** START OF SOURCE MATERIAL **
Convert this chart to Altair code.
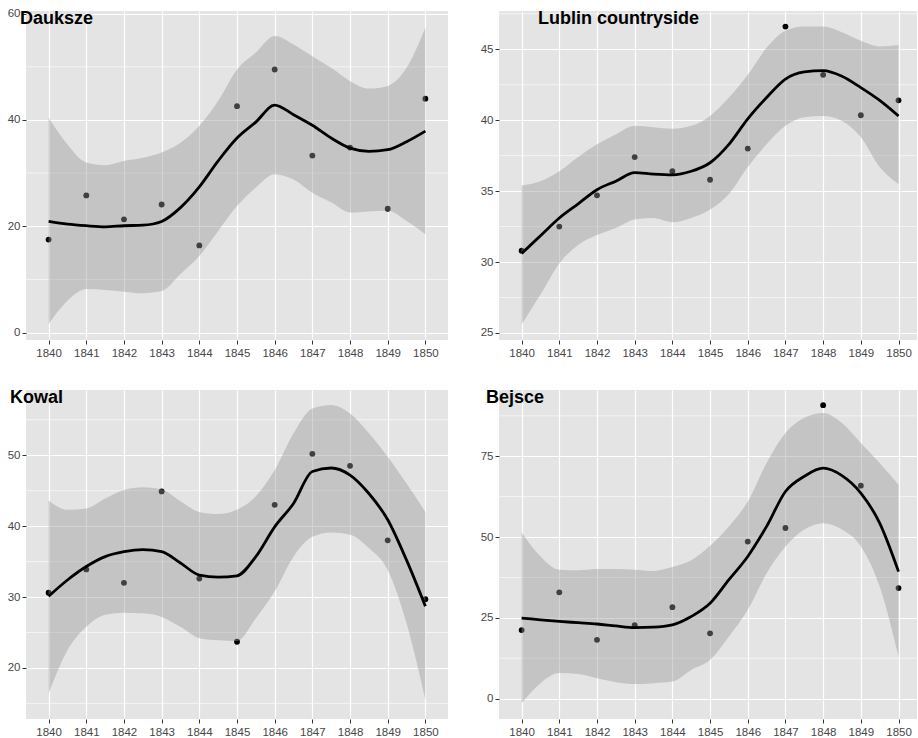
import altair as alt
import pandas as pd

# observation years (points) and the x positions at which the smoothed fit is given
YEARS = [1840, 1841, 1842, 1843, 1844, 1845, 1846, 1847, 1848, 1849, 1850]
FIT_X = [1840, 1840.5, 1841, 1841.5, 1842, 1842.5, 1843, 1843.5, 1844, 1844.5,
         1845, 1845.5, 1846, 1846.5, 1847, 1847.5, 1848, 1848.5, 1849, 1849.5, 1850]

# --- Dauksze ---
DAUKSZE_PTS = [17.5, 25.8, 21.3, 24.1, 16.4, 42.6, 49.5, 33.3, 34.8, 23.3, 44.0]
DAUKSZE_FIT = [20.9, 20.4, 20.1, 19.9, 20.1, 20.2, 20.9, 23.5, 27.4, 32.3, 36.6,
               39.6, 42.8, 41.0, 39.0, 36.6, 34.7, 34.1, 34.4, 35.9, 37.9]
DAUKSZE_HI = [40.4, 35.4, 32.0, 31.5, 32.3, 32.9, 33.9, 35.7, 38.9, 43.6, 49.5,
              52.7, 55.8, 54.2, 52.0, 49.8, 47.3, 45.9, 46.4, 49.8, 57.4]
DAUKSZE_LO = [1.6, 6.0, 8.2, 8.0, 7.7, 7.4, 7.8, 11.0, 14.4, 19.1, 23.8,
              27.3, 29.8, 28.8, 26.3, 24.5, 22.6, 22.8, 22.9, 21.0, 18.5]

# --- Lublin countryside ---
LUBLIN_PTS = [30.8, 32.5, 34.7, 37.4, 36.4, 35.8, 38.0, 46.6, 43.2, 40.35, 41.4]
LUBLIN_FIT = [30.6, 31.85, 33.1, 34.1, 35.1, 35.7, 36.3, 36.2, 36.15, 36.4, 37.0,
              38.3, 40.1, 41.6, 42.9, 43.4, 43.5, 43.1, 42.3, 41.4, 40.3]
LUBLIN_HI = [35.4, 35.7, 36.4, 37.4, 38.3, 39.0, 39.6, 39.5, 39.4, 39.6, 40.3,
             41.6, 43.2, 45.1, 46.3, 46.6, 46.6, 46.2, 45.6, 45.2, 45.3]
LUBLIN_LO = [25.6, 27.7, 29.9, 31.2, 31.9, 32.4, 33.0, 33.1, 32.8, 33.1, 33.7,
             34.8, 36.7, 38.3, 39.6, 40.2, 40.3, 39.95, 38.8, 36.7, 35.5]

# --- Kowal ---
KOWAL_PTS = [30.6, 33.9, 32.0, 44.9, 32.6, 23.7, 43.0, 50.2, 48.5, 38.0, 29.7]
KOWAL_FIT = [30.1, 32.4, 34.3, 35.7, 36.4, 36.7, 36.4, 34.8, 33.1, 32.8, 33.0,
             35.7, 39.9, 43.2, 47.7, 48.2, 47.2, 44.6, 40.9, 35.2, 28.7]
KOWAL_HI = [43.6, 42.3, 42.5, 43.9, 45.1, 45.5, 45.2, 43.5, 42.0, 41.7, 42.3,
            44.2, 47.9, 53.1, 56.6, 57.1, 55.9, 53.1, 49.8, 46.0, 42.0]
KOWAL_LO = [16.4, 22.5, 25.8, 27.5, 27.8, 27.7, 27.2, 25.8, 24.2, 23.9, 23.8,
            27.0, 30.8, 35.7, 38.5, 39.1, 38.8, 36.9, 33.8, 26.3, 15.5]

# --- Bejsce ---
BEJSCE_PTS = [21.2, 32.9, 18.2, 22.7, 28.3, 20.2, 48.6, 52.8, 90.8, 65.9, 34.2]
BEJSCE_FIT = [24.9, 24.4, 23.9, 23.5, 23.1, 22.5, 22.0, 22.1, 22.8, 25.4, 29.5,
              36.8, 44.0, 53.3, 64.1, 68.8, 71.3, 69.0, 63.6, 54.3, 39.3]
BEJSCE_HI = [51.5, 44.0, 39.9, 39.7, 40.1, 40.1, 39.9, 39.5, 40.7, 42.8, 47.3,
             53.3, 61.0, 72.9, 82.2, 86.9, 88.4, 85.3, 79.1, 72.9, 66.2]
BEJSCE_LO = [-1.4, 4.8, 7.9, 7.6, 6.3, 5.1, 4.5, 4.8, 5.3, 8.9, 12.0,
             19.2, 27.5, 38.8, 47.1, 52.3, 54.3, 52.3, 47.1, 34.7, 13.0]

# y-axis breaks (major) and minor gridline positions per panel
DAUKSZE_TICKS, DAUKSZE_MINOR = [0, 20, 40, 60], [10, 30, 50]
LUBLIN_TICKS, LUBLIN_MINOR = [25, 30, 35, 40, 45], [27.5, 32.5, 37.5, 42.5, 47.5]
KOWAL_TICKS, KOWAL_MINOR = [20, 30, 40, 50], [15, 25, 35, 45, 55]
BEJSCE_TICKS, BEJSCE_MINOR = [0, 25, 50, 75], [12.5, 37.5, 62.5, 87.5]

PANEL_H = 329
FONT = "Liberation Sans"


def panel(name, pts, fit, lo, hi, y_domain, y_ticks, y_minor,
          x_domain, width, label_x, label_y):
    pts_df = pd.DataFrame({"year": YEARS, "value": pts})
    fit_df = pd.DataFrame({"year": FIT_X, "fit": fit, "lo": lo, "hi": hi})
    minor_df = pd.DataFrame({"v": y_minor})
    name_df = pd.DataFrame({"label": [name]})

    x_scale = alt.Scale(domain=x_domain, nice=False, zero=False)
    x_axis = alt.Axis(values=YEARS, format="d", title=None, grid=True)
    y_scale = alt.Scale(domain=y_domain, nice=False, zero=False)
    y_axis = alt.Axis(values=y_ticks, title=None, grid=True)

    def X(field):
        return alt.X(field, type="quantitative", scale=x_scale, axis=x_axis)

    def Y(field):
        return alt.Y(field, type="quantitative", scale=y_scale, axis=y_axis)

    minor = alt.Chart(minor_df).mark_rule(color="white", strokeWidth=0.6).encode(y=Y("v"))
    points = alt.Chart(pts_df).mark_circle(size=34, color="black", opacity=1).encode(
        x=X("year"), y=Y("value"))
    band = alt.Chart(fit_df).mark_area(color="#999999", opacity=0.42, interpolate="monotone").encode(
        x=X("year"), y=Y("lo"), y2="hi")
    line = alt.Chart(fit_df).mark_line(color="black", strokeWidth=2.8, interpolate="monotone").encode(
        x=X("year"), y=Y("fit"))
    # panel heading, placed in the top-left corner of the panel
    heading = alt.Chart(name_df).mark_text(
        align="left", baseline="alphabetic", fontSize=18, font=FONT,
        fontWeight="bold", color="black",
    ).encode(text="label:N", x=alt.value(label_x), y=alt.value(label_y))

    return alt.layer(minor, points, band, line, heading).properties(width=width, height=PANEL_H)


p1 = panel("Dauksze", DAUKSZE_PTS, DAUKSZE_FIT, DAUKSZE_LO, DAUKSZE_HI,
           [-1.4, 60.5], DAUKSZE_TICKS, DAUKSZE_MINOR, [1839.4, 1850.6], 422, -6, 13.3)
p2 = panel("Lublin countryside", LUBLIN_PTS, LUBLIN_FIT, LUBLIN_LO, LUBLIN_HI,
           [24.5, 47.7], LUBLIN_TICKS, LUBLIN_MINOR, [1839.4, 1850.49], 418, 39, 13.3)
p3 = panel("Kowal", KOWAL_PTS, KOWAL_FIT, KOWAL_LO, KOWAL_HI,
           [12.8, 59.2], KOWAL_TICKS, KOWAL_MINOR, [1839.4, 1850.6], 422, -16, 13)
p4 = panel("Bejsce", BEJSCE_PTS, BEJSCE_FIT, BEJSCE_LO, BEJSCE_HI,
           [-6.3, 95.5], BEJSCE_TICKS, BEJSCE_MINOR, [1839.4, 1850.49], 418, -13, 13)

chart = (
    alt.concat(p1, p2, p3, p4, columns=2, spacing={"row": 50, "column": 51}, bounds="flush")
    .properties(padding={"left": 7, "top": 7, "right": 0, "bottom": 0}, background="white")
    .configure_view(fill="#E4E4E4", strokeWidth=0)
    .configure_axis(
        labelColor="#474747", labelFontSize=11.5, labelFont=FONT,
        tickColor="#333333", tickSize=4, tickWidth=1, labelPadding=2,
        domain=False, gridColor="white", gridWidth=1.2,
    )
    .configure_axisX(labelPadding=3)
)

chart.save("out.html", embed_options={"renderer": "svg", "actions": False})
** END OF SOURCE MATERIAL **
Take the material above from its first line through the line holding "import pandas as pd" and set it down exactly, without the pictures.

• _THE OUTPUT_:
Convert this chart to Altair code.
import altair as alt
import pandas as pd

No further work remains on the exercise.